Numa aldeia do interior, conta-se que uma avó escolhia sempre a primeira violeta do seu quintal para o andor de um santo pouco lembrado. No dia em que partiu, a neta levou um punhado de violetas e descobriu que, ao colocá-las, as mãos repetiram o gesto exato da avó. Essa fidelidade não estava escrita em lado nenhum. Estava nas mãos.

Noutra paróquia, um grupo de adolescentes decidiu que queria um trecho de girassóis. Ensaiaram a colocação com garrafas reaproveitadas e areia. No dia da procissão, levantou-se vento. O trecho aguentou. Um sorriso percorreu a rua toda.

E há as varandas. Uma senhora que nunca fala muito, no entanto, abre a janela e põe um jasmim que perfuma o quarteirão.
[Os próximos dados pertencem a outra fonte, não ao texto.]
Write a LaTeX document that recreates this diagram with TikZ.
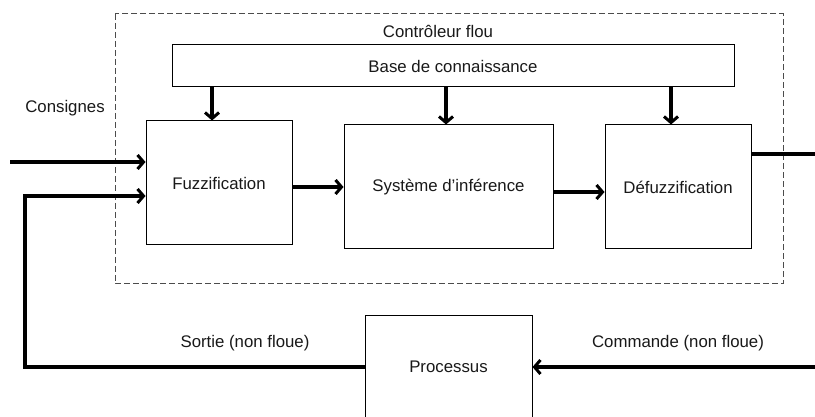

Não é preciso dizer nada. Todos percebem.

Um gesto antigo que continua novo

Cada ano traz flores diferentes, luz diferente, pessoas que se despedem e outras que chegam. A procissão avança, as pétalas ficam para trás, e o que resta é a memória do perfume, da cor, do cuidado partilhado. A flor que se oferece na rua transforma o modo como olhamos a cidade e o campo. Torna visível que a beleza é um serviço e que a fé, quando passa, deixa rasto de vida.